Dalam putusan mahkamah konstitusi tersebut menyatakan bahwa Pasal 96 UU Ketenagakerjaan bertenteangan dengan konstitus. Sebelumnya Pasal 96 UU Ketenagakerjaan merumuskan bahwa : " tuntutan pembayaran upah pekerja/buruh dan segala pembayaran yang timbul dari hubungan kerja menjadi kadaluwarsa setelah melampaui jangka waktu dua (2) tahun sejak timbulnya hak"
Menurut putusan MK tersebut, ketentuan Pasal 96 UU No. 13 tahun 2003 telah terbukti merugikan hak kontitusional para buruh. Pada dasarnya MK berpendapat bahwa tiap-tiap warga negara berhak atas pekerjaan dan penhidupan yang layak bagi kemanusiaan sebagaimana dimuat dalam Pasal 27 ayat (2) UUD 1945.
Mahkamah Konstitusi RI berpandangan, pekerjaan dan penhidupan yang layak bagi kemanusiaan tersebut akan terpenuhi apabila mendapat imbalan serta perlakuan yang adil dan layak dalam hubungan kerja. Apalagi lanjut Mahkamah Konstitusi, konsiderans atau bagian pertimbangan huruf d UU Ketenagakerjaan menyatakan "....perlindungan terhadap tenaga kerja dimaksudkan untuk menjamin hakhak dasar pekerja/buruh dan menjamin kesamaan kesempatan serta perlakuan tanpa diskriminasi atas dasar apapun untuk mewujudkan kesejahteraanpekerja/buruh dan keluarganya dengan tetap memperhatikan perkembangan kemajuan dunia usaha"
Hubungan ketenagakerjaan bukan semata - mata merupakan hubungan keperdataan karena hubungan tersebut telah menyangkut kepentingan yang lebih luas (ribuan buruh bahkan jutaan buruh) artinya kepentingan publik, bahkan kepentingan negara, sehingga terdapat perbedaan yang tipis antara kepentingan privat dan kepentingan publik yang mengharuskan adanya pengaturan dan perlindungan secara adil oleh negara.
Dengan keluarnya putusan MK tersebut, maka bagi para buruh yang hak normatifnya pernah dilangar atau tidak dibayar, upah yang dibayarkan tapi kurang, uang pergantian hak yang tidak dibayarkan dan kejadiannya sudah terlewat beberapa tahun yang lalu masih bisa dituntut kepada pengusaha. Dan dengan keluarnya putusan MK tersebut, artinya upah dan segala pembayaran yang timbul dari hubungan kerja merupakan hak buruh yang harus dilindungi, dan tidak dapat hapus karena adanya lewat waktu tertentu, karen aupah dan segala pembayaran yang timbul dari hubungan kerja adalah ahak milik pribadi dan tidak boleh diambilalih secara sewenang - wenang oleh siapapun, baik perseorangan maupun lewat peraturan perundang-undangan.

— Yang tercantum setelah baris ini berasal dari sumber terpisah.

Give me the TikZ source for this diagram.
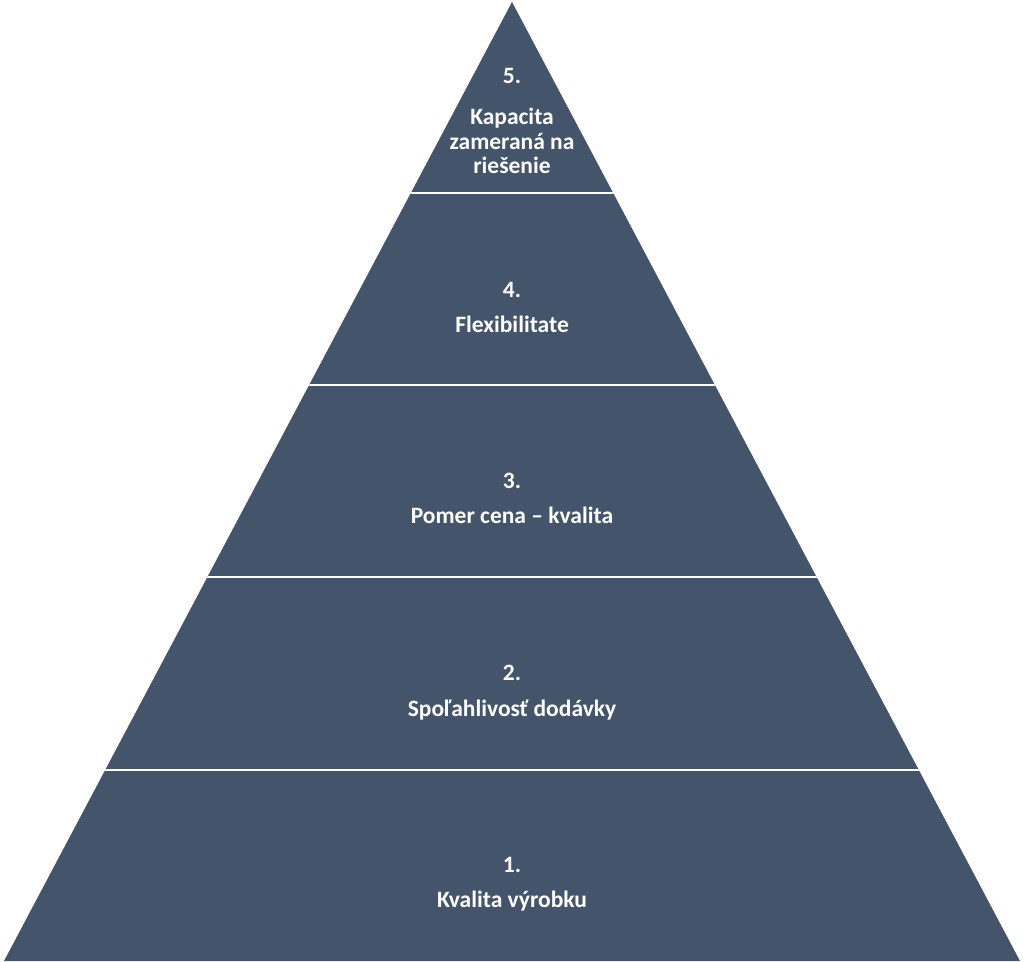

Keluarnya putusan MK tersebut, diharapkan bisa membuka akses keadilan yang riil bagi buruh. Walaupun terbukanya akses keadilan tersebut bukan berarti bisa serta merta dapat menguntungkan bagi kalangan buruh, karena untuk menjangkau akses tersebutperlu proses dan tahap-tahap yang harus dilalui oleh buruh, sehingga kesadaran hukum bagi buruh sangat diperlukan agar mereka dapat merespon dengan tepat apabila berhadapan dengan masalah hukum berkaitan dengan pemenuhan hak mereka. Pada bagian lain aparatur dan institusi penegak hukum juga harus konsisten membuka diri agar masyarakat bisa meng akses keadilan dengan pemenuhan keadilan masyarakat sangat diperlukan untuk manjamin terbukanya akses keadilan hukum.
Membuka akses keadilan buruh dan masyarakat miskin (justice for the poor) itu sangat diperlukan, karena buruh seringkali digolongkan sebagai bagian dari kelompok miskin karena sering tidak dipenuhi hak-haknya dan tidak mendapat perhatian luas dari masyarakat. Untuk menimplementasikan akses keadilan bagi buruh tersebut, para pihak khususnya serikat pekerja/buruh sebagai tempat para buruh meminta perlindungan, secara simultan harus melakukan proses edukasi kepada buruh agar mengerti tentang hukum, misalnya melalui pelatihan-pelatihan yang seharusnya menjadi program waib dari serikat pekerja/serikat buruh.